[REQUIRED TASK]: Can you transcribe every line exactly and leave the pictures behind?

[STORED DATA]:
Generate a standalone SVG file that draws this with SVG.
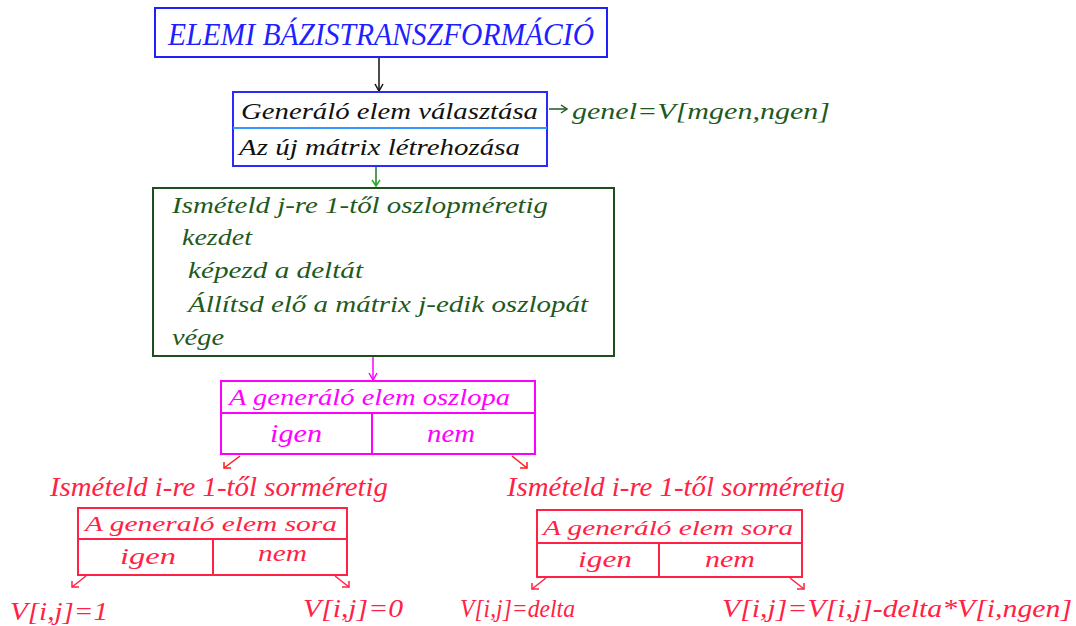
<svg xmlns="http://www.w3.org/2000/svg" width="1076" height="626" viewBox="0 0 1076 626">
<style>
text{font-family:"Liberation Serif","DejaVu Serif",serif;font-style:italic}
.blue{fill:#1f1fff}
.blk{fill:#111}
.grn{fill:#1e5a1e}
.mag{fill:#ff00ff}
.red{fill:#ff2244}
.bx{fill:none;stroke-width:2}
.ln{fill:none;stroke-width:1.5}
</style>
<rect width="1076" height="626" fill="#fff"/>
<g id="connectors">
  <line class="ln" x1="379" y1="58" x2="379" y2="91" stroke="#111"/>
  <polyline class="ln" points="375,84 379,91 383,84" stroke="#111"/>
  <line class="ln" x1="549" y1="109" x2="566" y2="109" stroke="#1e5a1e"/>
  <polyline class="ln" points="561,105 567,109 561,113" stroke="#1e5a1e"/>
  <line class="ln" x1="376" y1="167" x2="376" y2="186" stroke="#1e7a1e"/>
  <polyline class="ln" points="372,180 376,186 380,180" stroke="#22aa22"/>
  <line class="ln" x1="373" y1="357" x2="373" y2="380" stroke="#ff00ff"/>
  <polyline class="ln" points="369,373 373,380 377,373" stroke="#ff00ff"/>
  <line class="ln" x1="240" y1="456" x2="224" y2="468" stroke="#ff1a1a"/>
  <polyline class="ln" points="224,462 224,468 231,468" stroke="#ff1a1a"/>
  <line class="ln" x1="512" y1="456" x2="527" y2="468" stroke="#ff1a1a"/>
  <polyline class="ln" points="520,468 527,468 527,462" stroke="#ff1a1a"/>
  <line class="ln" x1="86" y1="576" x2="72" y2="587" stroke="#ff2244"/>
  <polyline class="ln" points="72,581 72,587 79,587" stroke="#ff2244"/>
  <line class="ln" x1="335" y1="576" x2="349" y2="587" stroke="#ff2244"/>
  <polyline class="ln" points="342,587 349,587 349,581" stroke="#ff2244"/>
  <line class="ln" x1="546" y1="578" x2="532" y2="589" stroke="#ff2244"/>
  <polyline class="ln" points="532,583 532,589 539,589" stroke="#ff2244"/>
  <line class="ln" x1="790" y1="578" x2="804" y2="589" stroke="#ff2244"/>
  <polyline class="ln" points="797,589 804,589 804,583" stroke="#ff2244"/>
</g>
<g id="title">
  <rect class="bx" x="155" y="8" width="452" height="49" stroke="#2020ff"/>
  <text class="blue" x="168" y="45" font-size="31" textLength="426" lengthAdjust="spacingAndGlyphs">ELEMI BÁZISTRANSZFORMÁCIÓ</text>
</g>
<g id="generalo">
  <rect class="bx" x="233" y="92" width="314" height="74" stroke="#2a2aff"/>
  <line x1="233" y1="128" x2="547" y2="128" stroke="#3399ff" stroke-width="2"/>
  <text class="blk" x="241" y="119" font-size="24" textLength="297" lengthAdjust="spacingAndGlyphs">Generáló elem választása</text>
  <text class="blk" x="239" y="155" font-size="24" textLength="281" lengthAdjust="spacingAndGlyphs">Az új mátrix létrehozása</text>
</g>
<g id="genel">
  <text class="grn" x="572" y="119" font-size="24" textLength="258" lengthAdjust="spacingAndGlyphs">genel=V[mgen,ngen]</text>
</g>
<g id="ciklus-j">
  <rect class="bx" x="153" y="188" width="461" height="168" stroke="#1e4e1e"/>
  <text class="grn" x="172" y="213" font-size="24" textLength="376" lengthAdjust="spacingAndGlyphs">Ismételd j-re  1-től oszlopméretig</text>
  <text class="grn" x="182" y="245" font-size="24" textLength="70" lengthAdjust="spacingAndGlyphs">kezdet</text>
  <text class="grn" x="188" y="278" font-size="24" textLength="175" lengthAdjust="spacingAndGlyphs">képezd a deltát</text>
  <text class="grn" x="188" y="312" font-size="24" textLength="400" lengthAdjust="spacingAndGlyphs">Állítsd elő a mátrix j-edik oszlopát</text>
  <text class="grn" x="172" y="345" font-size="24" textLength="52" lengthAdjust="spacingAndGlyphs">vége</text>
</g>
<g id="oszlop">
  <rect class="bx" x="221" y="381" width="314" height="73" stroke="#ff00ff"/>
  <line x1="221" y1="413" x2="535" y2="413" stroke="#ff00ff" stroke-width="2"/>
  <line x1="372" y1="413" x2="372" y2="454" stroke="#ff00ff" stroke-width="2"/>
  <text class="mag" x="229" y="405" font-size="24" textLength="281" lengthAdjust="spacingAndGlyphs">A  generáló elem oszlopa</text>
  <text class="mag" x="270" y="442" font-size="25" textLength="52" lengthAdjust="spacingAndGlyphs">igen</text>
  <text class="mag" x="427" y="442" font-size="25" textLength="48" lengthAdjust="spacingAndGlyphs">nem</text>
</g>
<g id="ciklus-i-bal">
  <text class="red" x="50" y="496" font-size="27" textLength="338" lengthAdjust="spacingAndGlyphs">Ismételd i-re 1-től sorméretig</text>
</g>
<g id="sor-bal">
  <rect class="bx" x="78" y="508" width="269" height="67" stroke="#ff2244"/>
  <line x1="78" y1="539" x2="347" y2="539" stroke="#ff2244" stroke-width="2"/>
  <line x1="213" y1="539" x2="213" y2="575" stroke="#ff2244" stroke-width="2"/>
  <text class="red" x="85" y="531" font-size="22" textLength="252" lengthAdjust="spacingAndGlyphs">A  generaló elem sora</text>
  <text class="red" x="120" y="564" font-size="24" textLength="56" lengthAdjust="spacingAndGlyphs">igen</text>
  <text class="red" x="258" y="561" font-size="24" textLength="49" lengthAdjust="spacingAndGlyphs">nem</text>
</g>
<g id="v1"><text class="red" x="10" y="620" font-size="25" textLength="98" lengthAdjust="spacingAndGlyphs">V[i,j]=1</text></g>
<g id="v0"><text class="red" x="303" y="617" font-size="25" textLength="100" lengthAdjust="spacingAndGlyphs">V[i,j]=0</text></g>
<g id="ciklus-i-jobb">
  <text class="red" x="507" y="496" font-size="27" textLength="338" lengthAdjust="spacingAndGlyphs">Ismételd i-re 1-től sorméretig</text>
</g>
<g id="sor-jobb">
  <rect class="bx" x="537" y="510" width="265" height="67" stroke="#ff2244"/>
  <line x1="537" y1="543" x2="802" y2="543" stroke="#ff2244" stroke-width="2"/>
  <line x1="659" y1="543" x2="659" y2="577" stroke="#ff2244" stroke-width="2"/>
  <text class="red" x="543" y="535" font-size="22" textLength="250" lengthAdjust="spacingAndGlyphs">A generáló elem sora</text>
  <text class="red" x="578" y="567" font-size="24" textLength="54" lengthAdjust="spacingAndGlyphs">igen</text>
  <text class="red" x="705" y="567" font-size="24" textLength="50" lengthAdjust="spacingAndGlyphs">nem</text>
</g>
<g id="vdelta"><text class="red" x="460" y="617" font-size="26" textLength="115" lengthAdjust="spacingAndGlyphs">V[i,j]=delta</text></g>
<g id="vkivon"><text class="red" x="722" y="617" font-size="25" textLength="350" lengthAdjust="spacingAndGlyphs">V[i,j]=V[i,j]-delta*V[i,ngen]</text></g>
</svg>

[ANSWER TO THE PROBLEM]:
Generate a standalone SVG file that draws this with SVG.
<svg xmlns="http://www.w3.org/2000/svg" width="1076" height="626" viewBox="0 0 1076 626">
<style>
text{font-family:"Liberation Serif","DejaVu Serif",serif;font-style:italic}
.blue{fill:#1f1fff}
.blk{fill:#111}
.grn{fill:#1e5a1e}
.mag{fill:#ff00ff}
.red{fill:#ff2244}
.bx{fill:none;stroke-width:2}
.ln{fill:none;stroke-width:1.5}
</style>
<rect width="1076" height="626" fill="#fff"/>
<g id="connectors">
  <line class="ln" x1="379" y1="58" x2="379" y2="91" stroke="#111"/>
  <polyline class="ln" points="375,84 379,91 383,84" stroke="#111"/>
  <line class="ln" x1="549" y1="109" x2="566" y2="109" stroke="#1e5a1e"/>
  <polyline class="ln" points="561,105 567,109 561,113" stroke="#1e5a1e"/>
  <line class="ln" x1="376" y1="167" x2="376" y2="186" stroke="#1e7a1e"/>
  <polyline class="ln" points="372,180 376,186 380,180" stroke="#22aa22"/>
  <line class="ln" x1="373" y1="357" x2="373" y2="380" stroke="#ff00ff"/>
  <polyline class="ln" points="369,373 373,380 377,373" stroke="#ff00ff"/>
  <line class="ln" x1="240" y1="456" x2="224" y2="468" stroke="#ff1a1a"/>
  <polyline class="ln" points="224,462 224,468 231,468" stroke="#ff1a1a"/>
  <line class="ln" x1="512" y1="456" x2="527" y2="468" stroke="#ff1a1a"/>
  <polyline class="ln" points="520,468 527,468 527,462" stroke="#ff1a1a"/>
  <line class="ln" x1="86" y1="576" x2="72" y2="587" stroke="#ff2244"/>
  <polyline class="ln" points="72,581 72,587 79,587" stroke="#ff2244"/>
  <line class="ln" x1="335" y1="576" x2="349" y2="587" stroke="#ff2244"/>
  <polyline class="ln" points="342,587 349,587 349,581" stroke="#ff2244"/>
  <line class="ln" x1="546" y1="578" x2="532" y2="589" stroke="#ff2244"/>
  <polyline class="ln" points="532,583 532,589 539,589" stroke="#ff2244"/>
  <line class="ln" x1="790" y1="578" x2="804" y2="589" stroke="#ff2244"/>
  <polyline class="ln" points="797,589 804,589 804,583" stroke="#ff2244"/>
</g>
<g id="title">
  <rect class="bx" x="155" y="8" width="452" height="49" stroke="#2020ff"/>
  <text class="blue" x="168" y="45" font-size="31" textLength="426" lengthAdjust="spacingAndGlyphs">ELEMI BÁZISTRANSZFORMÁCIÓ</text>
</g>
<g id="generalo">
  <rect class="bx" x="233" y="92" width="314" height="74" stroke="#2a2aff"/>
  <line x1="233" y1="128" x2="547" y2="128" stroke="#3399ff" stroke-width="2"/>
  <text class="blk" x="241" y="119" font-size="24" textLength="297" lengthAdjust="spacingAndGlyphs">Generáló elem választása</text>
  <text class="blk" x="239" y="155" font-size="24" textLength="281" lengthAdjust="spacingAndGlyphs">Az új mátrix létrehozása</text>
</g>
<g id="genel">
  <text class="grn" x="572" y="119" font-size="24" textLength="258" lengthAdjust="spacingAndGlyphs">genel=V[mgen,ngen]</text>
</g>
<g id="ciklus-j">
  <rect class="bx" x="153" y="188" width="461" height="168" stroke="#1e4e1e"/>
  <text class="grn" x="172" y="213" font-size="24" textLength="376" lengthAdjust="spacingAndGlyphs">Ismételd j-re  1-től oszlopméretig</text>
  <text class="grn" x="182" y="245" font-size="24" textLength="70" lengthAdjust="spacingAndGlyphs">kezdet</text>
  <text class="grn" x="188" y="278" font-size="24" textLength="175" lengthAdjust="spacingAndGlyphs">képezd a deltát</text>
  <text class="grn" x="188" y="312" font-size="24" textLength="400" lengthAdjust="spacingAndGlyphs">Állítsd elő a mátrix j-edik oszlopát</text>
  <text class="grn" x="172" y="345" font-size="24" textLength="52" lengthAdjust="spacingAndGlyphs">vége</text>
</g>
<g id="oszlop">
  <rect class="bx" x="221" y="381" width="314" height="73" stroke="#ff00ff"/>
  <line x1="221" y1="413" x2="535" y2="413" stroke="#ff00ff" stroke-width="2"/>
  <line x1="372" y1="413" x2="372" y2="454" stroke="#ff00ff" stroke-width="2"/>
  <text class="mag" x="229" y="405" font-size="24" textLength="281" lengthAdjust="spacingAndGlyphs">A  generáló elem oszlopa</text>
  <text class="mag" x="270" y="442" font-size="25" textLength="52" lengthAdjust="spacingAndGlyphs">igen</text>
  <text class="mag" x="427" y="442" font-size="25" textLength="48" lengthAdjust="spacingAndGlyphs">nem</text>
</g>
<g id="ciklus-i-bal">
  <text class="red" x="50" y="496" font-size="27" textLength="338" lengthAdjust="spacingAndGlyphs">Ismételd i-re 1-től sorméretig</text>
</g>
<g id="sor-bal">
  <rect class="bx" x="78" y="508" width="269" height="67" stroke="#ff2244"/>
  <line x1="78" y1="539" x2="347" y2="539" stroke="#ff2244" stroke-width="2"/>
  <line x1="213" y1="539" x2="213" y2="575" stroke="#ff2244" stroke-width="2"/>
  <text class="red" x="85" y="531" font-size="22" textLength="252" lengthAdjust="spacingAndGlyphs">A  generaló elem sora</text>
  <text class="red" x="120" y="564" font-size="24" textLength="56" lengthAdjust="spacingAndGlyphs">igen</text>
  <text class="red" x="258" y="561" font-size="24" textLength="49" lengthAdjust="spacingAndGlyphs">nem</text>
</g>
<g id="v1"><text class="red" x="10" y="620" font-size="25" textLength="98" lengthAdjust="spacingAndGlyphs">V[i,j]=1</text></g>
<g id="v0"><text class="red" x="303" y="617" font-size="25" textLength="100" lengthAdjust="spacingAndGlyphs">V[i,j]=0</text></g>
<g id="ciklus-i-jobb">
  <text class="red" x="507" y="496" font-size="27" textLength="338" lengthAdjust="spacingAndGlyphs">Ismételd i-re 1-től sorméretig</text>
</g>
<g id="sor-jobb">
  <rect class="bx" x="537" y="510" width="265" height="67" stroke="#ff2244"/>
  <line x1="537" y1="543" x2="802" y2="543" stroke="#ff2244" stroke-width="2"/>
  <line x1="659" y1="543" x2="659" y2="577" stroke="#ff2244" stroke-width="2"/>
  <text class="red" x="543" y="535" font-size="22" textLength="250" lengthAdjust="spacingAndGlyphs">A generáló elem sora</text>
  <text class="red" x="578" y="567" font-size="24" textLength="54" lengthAdjust="spacingAndGlyphs">igen</text>
  <text class="red" x="705" y="567" font-size="24" textLength="50" lengthAdjust="spacingAndGlyphs">nem</text>
</g>
<g id="vdelta"><text class="red" x="460" y="617" font-size="26" textLength="115" lengthAdjust="spacingAndGlyphs">V[i,j]=delta</text></g>
<g id="vkivon"><text class="red" x="722" y="617" font-size="25" textLength="350" lengthAdjust="spacingAndGlyphs">V[i,j]=V[i,j]-delta*V[i,ngen]</text></g>
</svg>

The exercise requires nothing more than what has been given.